-- begin SOURCE DATA --

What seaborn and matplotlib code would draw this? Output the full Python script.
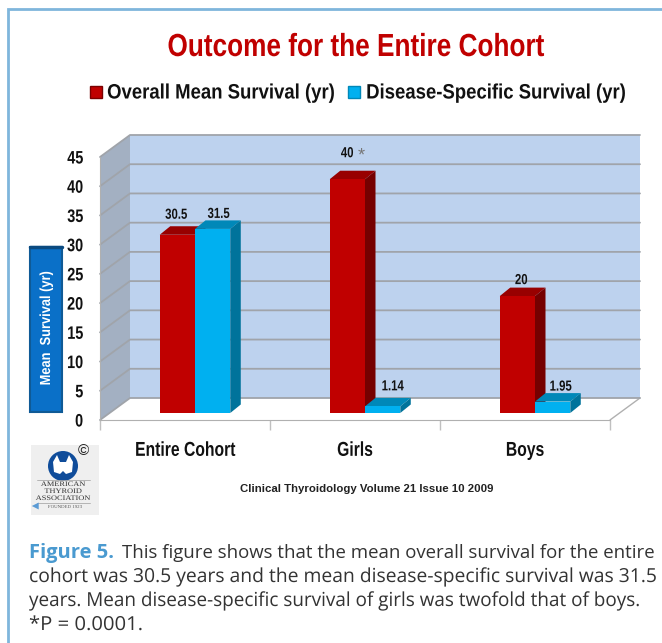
import pandas as pd
import matplotlib
matplotlib.use('Agg')
import matplotlib.pyplot as plt
import seaborn as sns
from matplotlib.patches import Polygon, Rectangle, Circle
from matplotlib.patheffects import AbstractPathEffect
from matplotlib.transforms import Affine2D, ScaledTranslation

groups = ['Entire Cohort', 'Girls', 'Boys']
overall = [30.5, 40, 20]
disease = [31.5, 1.14, 1.95]
bar_labels_overall = ['30.5', '40', '20']
bar_labels_disease = ['31.5', '1.14', '1.95']
yticks = [0, 5, 10, 15, 20, 25, 30, 35, 40, 45]
series_names = ['Overall Mean Survival (yr)', 'Disease-Specific Survival (yr)']
caption_first = 'This figure shows that the mean overall survival for the entire'
caption_rest = ['cohort was 30.5 years and the mean disease-specific survival was 31.5',
                'years. Mean disease-specific survival of girls was twofold that of boys.',
                '*P = 0.0001.']

W, H = 662, 643
DPI = 100


class Squeeze(AbstractPathEffect):
    # the original type is horizontally condensed Arial, no narrow font here
    def __init__(self, sx, anchor='center'):
        super().__init__()
        self.sx = sx
        self.anchor = anchor

    def draw_path(self, renderer, gc, tpath, affine, rgbFace=None):
        ext = tpath.get_extents()
        x = {'left': ext.x0, 'right': ext.x1, 'center': (ext.x0 + ext.x1) / 2}[self.anchor]
        squeeze = Affine2D().translate(-x, 0).scale(self.sx, 1).translate(x, 0)
        renderer.draw_path(gc, tpath, squeeze + affine, rgbFace)


sns.set_style('white')
plt.rcParams['font.family'] = ['Liberation Sans']

df = pd.DataFrame({
    'group': groups * 2,
    'series': [series_names[0]] * 3 + [series_names[1]] * 3,
    'value': overall + disease,
})

fig = plt.figure(figsize=(W / DPI, H / DPI), dpi=DPI, facecolor='white')

# overlay in pixel coords for walls, logo and text
bg = fig.add_axes([0, 0, 1, 1], zorder=0)
bg.set_xlim(0, W)
bg.set_ylim(H, 0)
bg.axis('off')

X0, X1, Y0, Y45 = 100, 610, 420, 157
DX, DY = 30, 22


def ypx(v):
    return Y0 - v * (Y0 - Y45) / 45


# frame
bg.plot([W, 8, 8], [9, 9, H], color='#7fb6dc', lw=2, solid_joinstyle='miter')

# walls
bg.add_patch(Polygon([(X0, Y0), (X0, Y45), (X0 + DX, Y45 - DY), (X0 + DX, Y0 - DY)],
                     fc='#a3b0c2', ec='none'))
bg.add_patch(Rectangle((X0 + DX, Y45 - DY), X1 - X0, Y0 - Y45, fc='#bdd2ee', ec='none'))
bg.plot([X1, X1 + DX, X1 + DX], [Y0, Y0 - DY, Y0 - DY], color='#b0b0b0', lw=1)
for v in yticks:
    y = ypx(v)
    bg.plot([X0, X0 + DX, X1 + DX], [y, y - DY, y - DY], color='#a0a4aa', lw=1.3)

# bars
ax = fig.add_axes([X0 / W, 1 - Y0 / H, (X1 - X0) / W, (Y0 - Y45) / H], zorder=1)
ax.patch.set_alpha(0)
sns.barplot(data=df, x='group', y='value', hue='series', order=groups,
            hue_order=series_names, palette=['#c00000', '#00b0f0'], width=0.415,
            gap=0, saturation=1, legend=False, ax=ax)
ax.set_xlim(-0.5, 2.5)
ax.set_ylim(0, 45)
ax.set_xlabel('')
ax.set_ylabel('')

# data transform first, then nudge in inches
shift = ax.transData + ScaledTranslation(10 / DPI, 7 / DPI, fig.dpi_scale_trans)
ddx = 10.5 * 3 / (X1 - X0)
ddy = 8.5 * 45 / (Y0 - Y45)
faces = [('#980000', '#760000', 2), ('#0088b8', '#00739b', 3)]
texts = bar_labels_overall + bar_labels_disease
label_nudge = [(-1, 20), (0, 26), (4, 16), (6, 15), (10, 20), (8, 15)]

for i, bar in enumerate(ax.patches):
    top_c, side_c, z = faces[i // 3]
    x, w, h = bar.get_x(), bar.get_width(), bar.get_height()
    bar.set_transform(shift)
    bar.set_clip_on(False)
    bar.set_linewidth(0)
    bar.set_zorder(z + 0.5)
    ax.add_patch(Polygon([(x, h), (x + w, h), (x + w + ddx, h + ddy), (x + ddx, h + ddy)],
                         fc=top_c, ec='none', transform=shift, clip_on=False, zorder=z))
    ax.add_patch(Polygon([(x + w, 0), (x + w + ddx, ddy), (x + w + ddx, h + ddy), (x + w, h)],
                         fc=side_c, ec='none', transform=shift, clip_on=False, zorder=z))
    ax.annotate(texts[i], (x + w / 2, h), xycoords=shift, xytext=label_nudge[i],
                textcoords='offset pixels', ha='center', va='center', fontsize=10.5,
                color='#111111', fontweight='bold', annotation_clip=False, zorder=6,
                path_effects=[Squeeze(0.78)])

# star next to the girls value
girls = ax.patches[1]
ax.annotate('*', (girls.get_x() + girls.get_width() / 2, girls.get_height()), xycoords=shift,
            xytext=(14, 23), textcoords='offset pixels', ha='center', va='center',
            fontsize=13, color='#777777', annotation_clip=False, zorder=6)

sns.despine(ax=ax, top=True, right=True)
for s in ['left', 'bottom']:
    ax.spines[s].set_color('#b0b0b0')
ax.set_yticks(yticks)
ax.set_xticks([-0.5, 0.5, 1.5, 2.5], minor=True)
ax.tick_params(axis='y', length=6, width=1, color='#a0a0a0', pad=6, labelsize=13, labelcolor='#111111')
ax.tick_params(axis='x', which='minor', length=7, width=1, color='#c0c0c0', bottom=True)
ax.tick_params(axis='x', which='major', length=0, pad=15, labelsize=14.5, labelcolor='#111111', bottom=False)
for t in ax.get_yticklabels():
    t.set_fontweight('bold')
    t.set_path_effects([Squeeze(0.8, 'right')])
for t in ax.get_xticklabels():
    t.set_fontweight('bold')
    t.set_path_effects([Squeeze(0.78)])

# title and legend
bg.text(356, 48, 'Outcome for the Entire Cohort', ha='center', va='center',
        fontsize=23, color='#c00000', fontweight='bold', path_effects=[Squeeze(0.82)])
bg.add_patch(Rectangle((90, 86), 12, 12, fc='#c00000', ec='#7a0000', lw=1))
bg.text(107, 93, series_names[0], ha='left', va='center', fontsize=15, color='#111111',
        fontweight='bold', path_effects=[Squeeze(0.89, 'left')])
bg.add_patch(Rectangle((348, 86), 12, 12, fc='#00b0f0', ec='#0088b8', lw=1))
bg.text(366, 93, series_names[1], ha='left', va='center', fontsize=15, color='#111111',
        fontweight='bold', path_effects=[Squeeze(0.89, 'left')])

# y axis label box
bg.add_patch(Rectangle((30, 247), 32, 165, fc='#0a70c8', ec='#0f5a96', lw=1.5))
bg.plot([30, 62], [247, 247], color='#0b4a80', lw=2.5)
bg.text(46, 328, 'Mean  Survival (yr)', rotation=90, ha='center', va='center',
        fontsize=10.5, color='white', fontweight='bold', path_effects=[Squeeze(0.88)])

# logo
bg.add_patch(Rectangle((31, 445), 68, 70, fc='#efefef', ec='none'))
bg.add_patch(Circle((63, 466), 15, fc='#0f4c9a', ec='none'))
bg.add_patch(Polygon([(57, 455), (60, 462), (66, 462), (69, 455), (73, 462), (72, 472),
                      (66, 474), (63, 471), (60, 474), (54, 472), (53, 462)], fc='white', ec='none'))
bg.text(83, 451, '©', ha='center', va='center', fontsize=11, color='#222222')
for y, s in zip([484.5, 491.5, 498.5], ['AMERICAN', 'THYROID', 'ASSOCIATION']):
    bg.text(63, y, s, ha='center', va='center', fontsize=5, color='#333333',
            family='Liberation Serif', path_effects=[Squeeze(1.2)])
bg.text(65, 507, 'FOUNDED 1923', ha='center', va='center', fontsize=3.5, color='#555555',
        family='Liberation Serif')
bg.plot([37, 90], [480, 480], color='#aaaaaa', lw=0.6)
bg.plot([37, 90], [503, 503], color='#aaaaaa', lw=0.6)
bg.annotate('', xy=(29, 506), xytext=(39, 506),
            arrowprops=dict(arrowstyle='simple', color='#5b9bd5', lw=0))

# source line
bg.text(240, 489, 'Clinical Thyroidology Volume 21 Issue 10 2009', ha='left', va='center',
        fontsize=8.2, fontweight='bold', color='#222222')

# caption
bg.text(29, 553, 'Figure 5.', ha='left', va='center', fontsize=14.5, fontweight='bold',
        color='#4a9ad0', family='Open Sans')
bg.text(122, 553, caption_first, ha='left', va='center', fontsize=13.4, color='#333333',
        family='Open Sans')
for y, s, sx in zip([577, 601, 625], caption_rest, [1.0, 0.98, 1.05]):
    bg.text(29, y, s, ha='left', va='center', fontsize=13.9, color='#333333',
            family='Open Sans', path_effects=[Squeeze(sx, 'left')])

plt.savefig('out.png', dpi=DPI)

-- end SOURCE DATA --

Only the lines from the top of the data through the line with "from matplotlib.transforms import" should be quoted, exactly and with both ends kept; skip the pictures.

What seaborn and matplotlib code would draw this? Output the full Python script.
import pandas as pd
import matplotlib
matplotlib.use('Agg')
import matplotlib.pyplot as plt
import seaborn as sns
from matplotlib.patches import Polygon, Rectangle, Circle
from matplotlib.patheffects import AbstractPathEffect
from matplotlib.transforms import Affine2D, ScaledTranslation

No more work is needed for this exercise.